Francis Joseph Fleming

Francis Joseph Fleming (1854-1926)

Financier & Sharebroker

Location: CofE*ZH*54

Migrating to Australia with his parents from Ireland, in 1866 at the age of thirteen Fleming began a lifelong association with the doyen of Melbourne stockbrokers – “JB Were & Son” the firm founded in 1839 by the enterprising Jonathan Binns Were (St. Andrew’s Churchyard Cemetery); Were’s son-in-law Sherbourne Sheppard (q.v.) was an old family member of the Fleming’s. In 1881 Fleming left the firm and took a seat on the original Melbourne Stock Exchange founded by H Byron Moore (q.v.) an association that lasted for over forty-five years of daily operating in the ‘call’ room; he witnessed many stirring events including the feverish excitement of the speculative gold-mining days; the meteoric rise of the Broken Hill silver-lead mines; the speculative land boom days and subsequent disastrous financial crash in the 1890s; and the shift towards investing in safe Government securities in the 1900s. 

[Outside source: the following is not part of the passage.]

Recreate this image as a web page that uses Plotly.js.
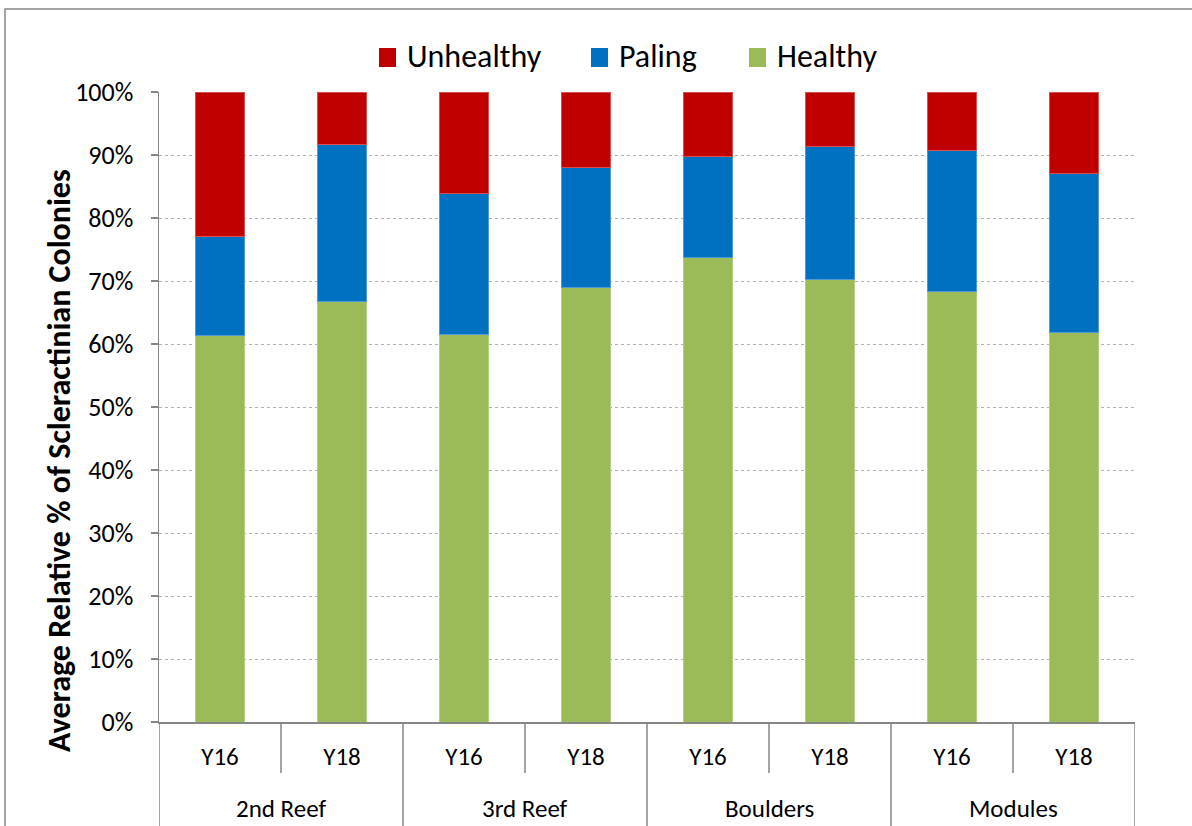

In 1888, Fleming re-joined “JB Were & Son” and was made a Partner (1888-1916) and later Senior Partner (1916-26) responsible for all dealing on behalf of the firm; it was said he effected the largest single transaction of shares ever recorded, selling 15,000 “Melbourne Tramway Co” shares at £8-15-6 totalling some £130,000. Recognised as one of the most skilled operators in the ‘room’, two years before his death he was still an active member of the Stock Exchange attending his office regularly in the morning “as hale and hearty as any man…his brain having lost none of its nimbleness”; he often spoke of the boom in Bendigo and Ballarat mining stocks of the 1870’s and mines such as the “Great Extended Hustlers” which produced over £3 million worth of gold paying out some £500,000 in dividends. 

In failing health during his final year, Fleming died on 7 May 1926 aged 72 and resided Manhattan – 121 Brighton Road, St. Kilda.

Source: 
The Age 8 May 1926.
The Argus 8 May 1926.
“The House of Were: 1839 – 1954” (1954).